The stance raises questions about whether OpenAI's business fundamentals support its spending commitments or whether the company operates on assumptions about future breakthroughs that remain unproven. Without transparent disclosure, external analysts cannot distinguish between sustainable scaling and speculative infrastructure buildouts.

Timeline

  • 2019: Microsoft begins investing in OpenAI with initial $1 billion commitment establishing strategic partnership
  • December 2021: Microsoft announces agreement to acquire Xandr from AT&T, later becoming example of reduced transparency in tech platforms
  • 2022: Microsoft completes Xandr acquisition; OpenAI partnership deepens with additional funding rounds
  • January 2025: OpenAI completes restructuring creating $130 billion nonprofit alongside public benefit corporation structure
  • May 14, 2025: Microsoft announces Xandr DSP sunset effective February 2026, eliminating transparent programmatic platform
  • October 29, 2025: Altman announces during livestream massive compute commitments including $500 million to Nvidia, $300 million to AMD and Oracle, and $250 billion to Microsoft Azure
  • October 31, 2025: Reuters reports OpenAI may pursue public offering in late 2026 or 2027, though Altman disputes timeline specificity
  • November 1, 2025: Altman deflects financial sustainability questions during BG2 podcast, suggesting critics sell shares rather than providing substantive answers about compute spending commitments
  • February 28, 2026: Microsoft Invest (formerly Xandr) scheduled discontinuation, completing shift away from transparent ad tech platforms

Summary

Who: OpenAI CEO Sam Altman deflected questions about financial sustainability during a November 1, 2025 podcast appearance on BG2 hosted by investor Brad Gerstner. Microsoft CEO Satya Nadella participated in the discussion, providing the most substantive financial validation of OpenAI's business performance.
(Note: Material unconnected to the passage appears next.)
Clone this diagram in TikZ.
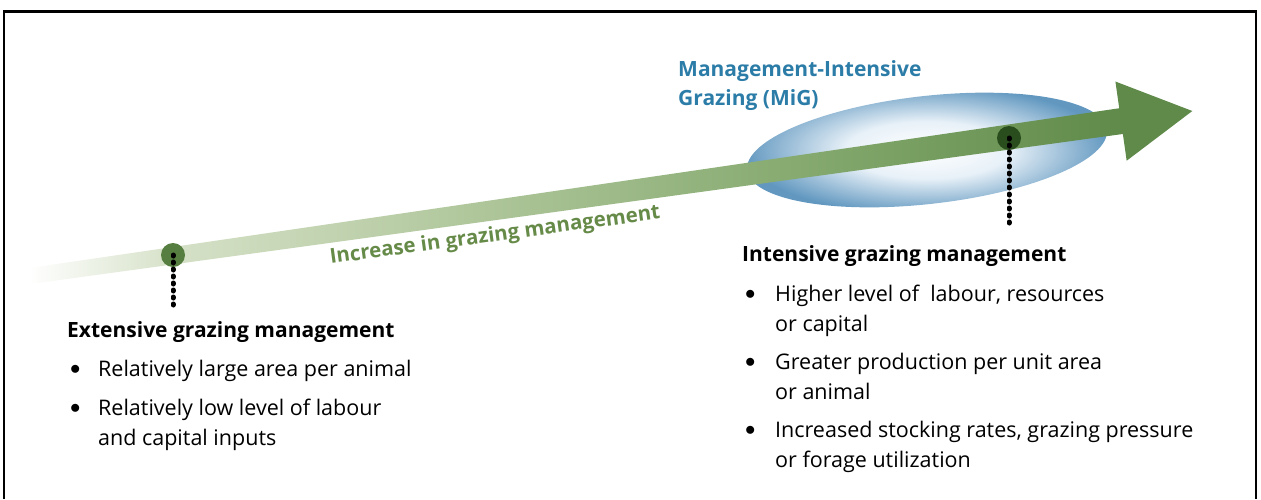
\documentclass[tikz,border=0pt]{standalone}
\usepackage{fontspec}
\setmainfont{Open Sans}
\usepackage{xcolor}
\usepackage{tikz}
\usetikzlibrary{positioning,shapes.geometric}

\definecolor{migblue}{RGB}{44,124,168}
\definecolor{migedge}{RGB}{98,152,192}
\definecolor{migcore}{RGB}{232,241,248}
\definecolor{palegreen}{RGB}{214,225,200}
\definecolor{sagegreen}{RGB}{176,199,156}
\definecolor{midgreen}{RGB}{134,170,112}
\definecolor{headgreen}{RGB}{95,138,73}
\definecolor{labelgreen}{RGB}{102,138,72}
\definecolor{lowdotgreen}{RGB}{86,126,64}
\definecolor{highdotgreen}{RGB}{42,77,30}

\pgfdeclarehorizontalshading{shaftfade}{100bp}{color(0bp)=(white); color(25bp)=(white); color(31.5bp)=(palegreen); color(45bp)=(sagegreen); color(60bp)=(midgreen); color(75bp)=(headgreen); color(100bp)=(headgreen)}
\pgfdeclareradialshading{migglow}{\pgfpoint{0bp}{0bp}}{color(0bp)=(white); color(11bp)=(migcore); color(25bp)=(migedge); color(50bp)=(migedge)}

\newcommand{\itemdot}{\hspace{3pt}\raisebox{1.8pt}{$\bullet$}}

\begin{document}
\begin{tikzpicture}[x=1pt, y=-1pt,
  milestone/.style={circle, minimum size=24, inner sep=0},
  stem/.style={line width=5, line cap=round, dash pattern=on 1pt off 6pt},
  migzone/.style={ellipse, minimum width=362, minimum height=108, inner sep=0, shading=migglow},
  heading/.style={anchor=base west, inner sep=0, font=\fontsize{21}{30}\selectfont\bfseries},
  itemlist/.style={anchor=base west, inner sep=0, font=\fontsize{21.5}{30}\selectfont}]
\useasboundingbox (0,0) rectangle (1261,499);

% frame, open at the bottom
\draw[line width=2] (4,499) -- (4,11) (1256,11) -- (1256,499);
\draw[line width=3] (3,11) -- (1257,11);

\node[migzone, rotate=6.4] (mig) at (927,150) {};

% the long arrow
\begin{scope}[shift={(30,276)}, rotate=8.08]
  \shade[shading=shaftfade] (0,-8) -- (1104,-13) -- (1104,13) -- (0,8) -- cycle;
  \fill[headgreen] (1102,-40) -- (1174,0) -- (1102,40) -- cycle;
\end{scope}

\node[milestone, fill=lowdotgreen] (lowdot) at (173,255) {};
\node[milestone, fill=highdotgreen] (highdot) at (1009,138) {};
\coordinate (lowfoot) at (173,308);
\coordinate (highfoot) at (1009,228);
\draw[stem] (lowdot.center) -- (lowfoot);
\draw[stem] (highdot.center) -- (highfoot);

\node[font=\fontsize{20.5}{24}\selectfont\bfseries, text=labelgreen, rotate=7.8] (trend) at (495,236) {Increase in grazing management};

\node[anchor=base west, inner sep=0, text=migblue, font=\fontsize{21}{29}\selectfont\bfseries] (miglabel) at (678,76)
  {\begin{tabular}[t]{@{}l@{}}Management-Intensive\\Grazing (MiG)\end{tabular}};

\node[heading] (exthead) at (67,337) {Extensive grazing management};
\node[itemlist] (extlist) at (67,376) {\begin{tabular}[t]{@{}p{31pt}@{}l@{}}
  \itemdot & Relatively large area per animal\\[9pt]
  \itemdot & Relatively low level of labour\\
  & and capital inputs
\end{tabular}};

\node[heading] (inthead) at (742,261) {Intensive grazing management};
\node[itemlist] (intlist) at (742,301) {\begin{tabular}[t]{@{}p{33pt}@{}l@{}}
  \itemdot & Higher level of\ \ labour, resources\\
  & or capital\\[8pt]
  \itemdot & Greater production per unit area\\
  & or animal\\[8pt]
  \itemdot & Increased stocking rates, grazing pressure\\
  & or forage utilization
\end{tabular}};

\end{tikzpicture}
\end{document}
What: Altman responded dismissively to questions about how OpenAI can sustain $1.4 trillion in compute spending commitments against $13 billion in reported 2025 revenues, suggesting critics sell their shares rather than providing detailed explanations of the business model. The defensive posture marked a departure from typical CEO communications during major capital commitments, with Altman attacking questioners' motivations instead of addressing concerns about capital expenditure ratios exceeding 10,000% of current revenues.

When: The discussion occurred on November 1, 2025, days after Altman announced during an October 29 livestream the massive compute commitments including $500 million to Nvidia, $300 million to AMD and Oracle, and $250 billion to Microsoft Azure over the next four to five years.

Where: The podcast conversation took place following widespread concern across technology and investment communities about the ratio between OpenAI's spending commitments and reported revenues. The company operates as a restructured public benefit corporation with a $130 billion nonprofit stakeholder following California Attorney General approval of its conversion from pure nonprofit status.

Why: Altman's deflective responses highlight broader industry trends toward reduced transparency as AI capabilities become central to business models, paralleling Microsoft's decision to sunset the transparent Xandr DSP platform in favor of opaque AI-optimized systems. The stance suggests OpenAI views detailed financial disclosure as competitively disadvantageous, creating information asymmetries that benefit insiders while disadvantaging external analysts attempting to evaluate business sustainability. This approach contrasts with historical technology company norms of maintaining financial transparency during major capital expansion cycles, raising questions about whether OpenAI's fundamentals support its spending commitments or whether the company operates on unproven assumptions about future breakthroughs.